Convective Shutdown in a Porous Medium

Convective flow in a porous medium, driven by a buoyancy source along one boundary, is found in many geophysical and industrial processes, and has recently been investigated in the context of CO$_2$ sequestration. If the domain is closed then the convective flux soon starts to decrease due to the slow evolution of the average interior density. We reveal a close link between such a ``one-sided'' shutdown system and the ``two-sided'' statistically steady Rayleigh--B\'enard cell. We present high-resolution numerical simulations of convective shutdown at high Rayleigh number $Ra$ in a two-dimensional porous medium.

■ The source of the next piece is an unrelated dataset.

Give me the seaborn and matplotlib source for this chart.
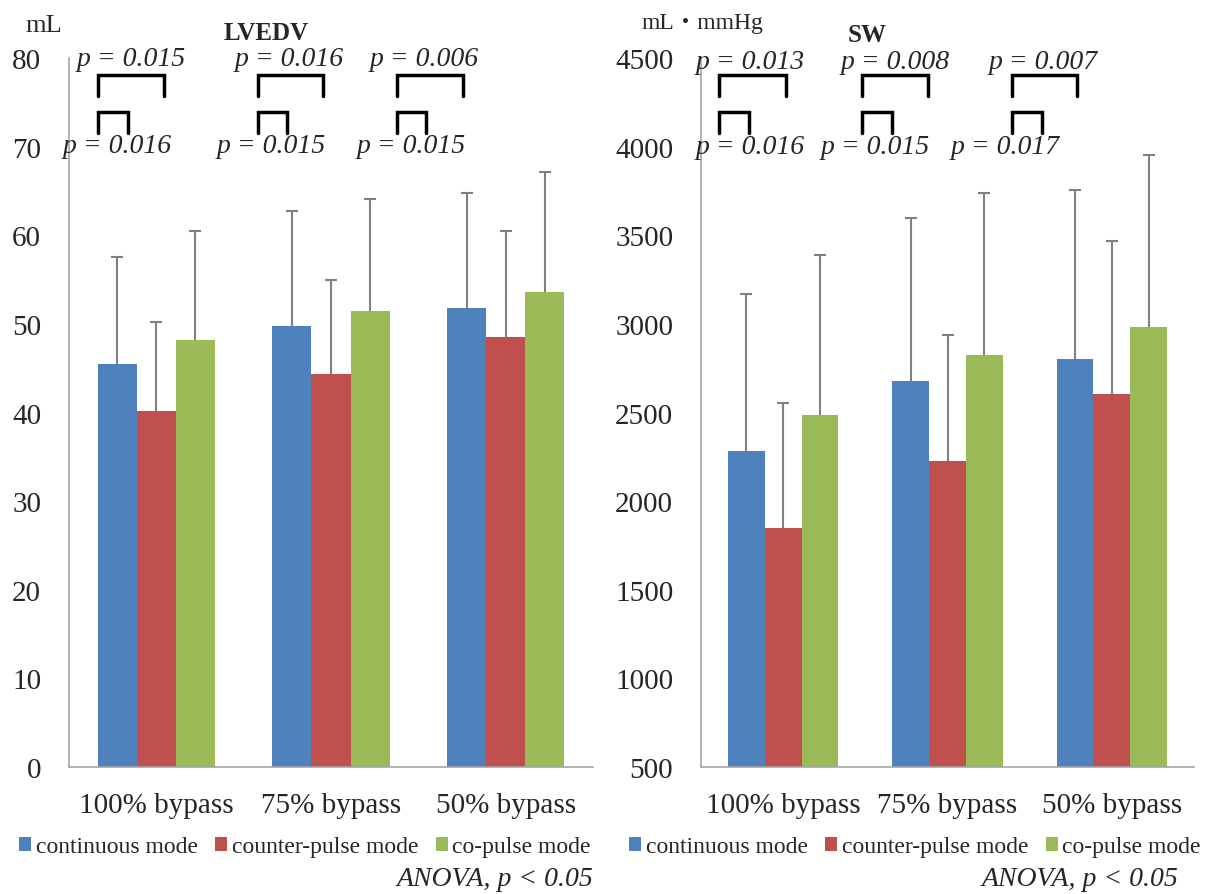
import matplotlib
matplotlib.use('Agg')
import matplotlib.pyplot as plt
from matplotlib.patches import Patch
import seaborn as sns
import pandas as pd
import numpy as np

# data
categories = ['100% bypass', '75% bypass', '50% bypass']
modes = ['continuous mode', 'counter-pulse mode', 'co-pulse mode']
colors = ['#4F81BD', '#C0504D', '#9BBB59']

lvedv_mean = {
    'continuous mode': [45.5, 49.8, 51.8],
    'counter-pulse mode': [40.2, 44.3, 48.5],
    'co-pulse mode': [48.2, 51.5, 53.6],
}
lvedv_sd = {
    'continuous mode': [12.1, 12.9, 13.0],
    'counter-pulse mode': [10.0, 10.6, 12.0],
    'co-pulse mode': [12.3, 12.6, 13.5],
}
sw_mean = {
    'continuous mode': [2280, 2678, 2803],
    'counter-pulse mode': [1850, 2225, 2605],
    'co-pulse mode': [2485, 2824, 2981],
}
sw_sd = {
    'continuous mode': [887, 921, 950],
    'counter-pulse mode': [705, 712, 864],
    'co-pulse mode': [904, 916, 973],
}

lvedv_p_top = ['p = 0.015', 'p = 0.016', 'p = 0.006']
lvedv_p_bottom = ['p = 0.016', 'p = 0.015', 'p = 0.015']
sw_p_top = ['p = 0.013', 'p = 0.008', 'p = 0.007']
sw_p_bottom = ['p = 0.016', 'p = 0.015', 'p = 0.017']

# bracket / label placement (category units)
lvedv_bracket_x = [(-0.334, -0.163, 0.043), (0.58, 0.746, 0.957), (1.38, 1.546, 1.757)]
lvedv_text_x = [(-0.146, -0.226), (0.763, 0.66), (1.534, 1.46)]
sw_bracket_x = [(-0.391, -0.209, 0.015), (0.482, 0.664, 0.882), (1.391, 1.573, 1.791)]
sw_text_x = [(-0.203, -0.203), (0.682, 0.561), (1.585, 1.348)]

sns.set_style('white')
plt.rcParams['font.family'] = ['Liberation Serif', 'Noto Sans CJK JP']

AXIS_GRAY = '#A6A6A6'


def to_long(means):
    rows = []
    for m in modes:
        for c, v in zip(categories, means[m]):
            rows.append({'bypass': c, 'mode': m, 'value': v})
    return pd.DataFrame(rows)


def draw_panel(ax, means, sds, ylim, yticks, brackets, texts, p_top, p_bottom,
               br_y, txt_y):
    df = to_long(means)
    sns.barplot(data=df, x='bypass', y='value', hue='mode', order=categories,
                hue_order=modes, palette=colors, saturation=1, width=0.67,
                errorbar=None, legend=False, linewidth=0, ax=ax)

    # upward-only error bars (hide the lower cap)
    for m, cont in zip(modes, ax.containers):
        xs = [b.get_x() + b.get_width() / 2 for b in cont]
        hs = [b.get_height() for b in cont]
        eb = ax.errorbar(xs, hs, yerr=[np.zeros(len(hs)), sds[m]], fmt='none',
                         ecolor='#808080', elinewidth=1.5, capsize=4, capthick=1.5)
        eb[1][0].set_visible(False)

    ax.set_xlim(-0.5, 2.5)
    ax.set_ylim(*ylim)
    ax.set_yticks(yticks)
    ax.set_xlabel('')
    ax.set_ylabel('')
    for s in ['top', 'right']:
        ax.spines[s].set_visible(False)
    for s in ['left', 'bottom']:
        ax.spines[s].set_color(AXIS_GRAY)
        ax.spines[s].set_linewidth(1.2)
    ax.set_xticks([-0.5, 0.5, 1.5, 2.5], minor=True)
    ax.tick_params(axis='x', which='major', length=0, pad=18, labelsize=21)
    ax.tick_params(axis='x', which='minor', length=8, color=AXIS_GRAY, width=1.2)
    ax.tick_params(axis='y', length=8, color=AXIS_GRAY, width=1.2, labelsize=21, pad=12)

    # significance brackets
    y_hi, y_hi_leg, y_lo, y_lo_leg = br_y
    for (x0, xs, xl), (tx_top, tx_bot), pt, pb in zip(brackets, texts, p_top, p_bottom):
        ax.plot([x0, x0, xl, xl], [y_hi_leg, y_hi, y_hi, y_hi_leg], color='black',
                lw=2.5, clip_on=False, solid_joinstyle='miter')
        ax.plot([x0, x0, xs, xs], [y_lo_leg, y_lo, y_lo, y_lo_leg], color='black',
                lw=2.5, clip_on=False, solid_joinstyle='miter')
        ax.text(tx_top, txt_y[0], pt, ha='center', va='center', fontsize=20,
                style='italic', clip_on=False)
        ax.text(tx_bot, txt_y[1], pb, ha='center', va='center', fontsize=20,
                style='italic', clip_on=False)


fig = plt.figure(figsize=(12.05, 8.95), dpi=100)
ax1 = fig.add_axes([69 / 1205, 127 / 895, 524 / 1205, 709 / 895])
ax2 = fig.add_axes([701 / 1205, 127 / 895, 493 / 1205, 709 / 895])

draw_panel(ax1, lvedv_mean, lvedv_sd, (0, 80), np.arange(0, 81, 10),
           lvedv_bracket_x, lvedv_text_x, lvedv_p_top, lvedv_p_bottom,
           (78.1, 75.7, 73.9, 71.5), (79.9, 70.1))
draw_panel(ax2, sw_mean, sw_sd, (500, 4500), np.arange(500, 4501, 500),
           sw_bracket_x, sw_text_x, sw_p_top, sw_p_bottom,
           (4404, 4286, 4195, 4077), (4483, 4003))

# units and titles
fig.text(25 / 1205, 1 - 26 / 895, 'mL', fontsize=19, va='center', ha='left')
fig.text(266 / 1205, 1 - 33 / 895, 'LVEDV', fontsize=18, fontweight='bold',
         va='center', ha='center')
fig.text(642 / 1205, 1 - 23 / 895, 'mL・mmHg', fontsize=17, va='center', ha='left')
fig.text(867 / 1205, 1 - 35 / 895, 'SW', fontsize=18, fontweight='bold',
         va='center', ha='center')

# legends below each panel
handles = [Patch(facecolor=c, edgecolor='none') for c in colors]
for cx in [305, 915]:
    fig.legend(handles, modes, loc='center', ncol=3, frameon=False,
               bbox_to_anchor=(cx / 1205, 1 - 848 / 895), fontsize=17,
               handlelength=0.5, handleheight=0.55, handletextpad=0.2,
               columnspacing=0.75, borderpad=0)

fig.text(593 / 1205, 1 - 880 / 895, 'ANOVA, p < 0.05', fontsize=20,
         style='italic', ha='right', va='center')
fig.text(1178 / 1205, 1 - 880 / 895, 'ANOVA, p < 0.05', fontsize=20,
         style='italic', ha='right', va='center')

fig.savefig('out.png', dpi=100)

A simple analytic box model of the shutdown system is constructed, with time-dependent Rayleigh and Nusselt numbers, which is based on measurements of the convective flux from a Rayleigh--B\'enard cell (Hewitt {\it et al.} Phys. Rev. Lett. 2012) and gives excellent quantitative agreement with numerical results. These ideas are generalised to model fluids with a power-law equation of state. The dynamical structure of high-$Ra$ shutdown flow is dominated by vertical columnar flow in the interior, and the evolving horizontal wavenumber $k[Ra(t)]$ of the columns gives extremely good agreement with similar measurements of $k(Ra)$ from the columnar flow in a Rayleigh--B\'enard cell.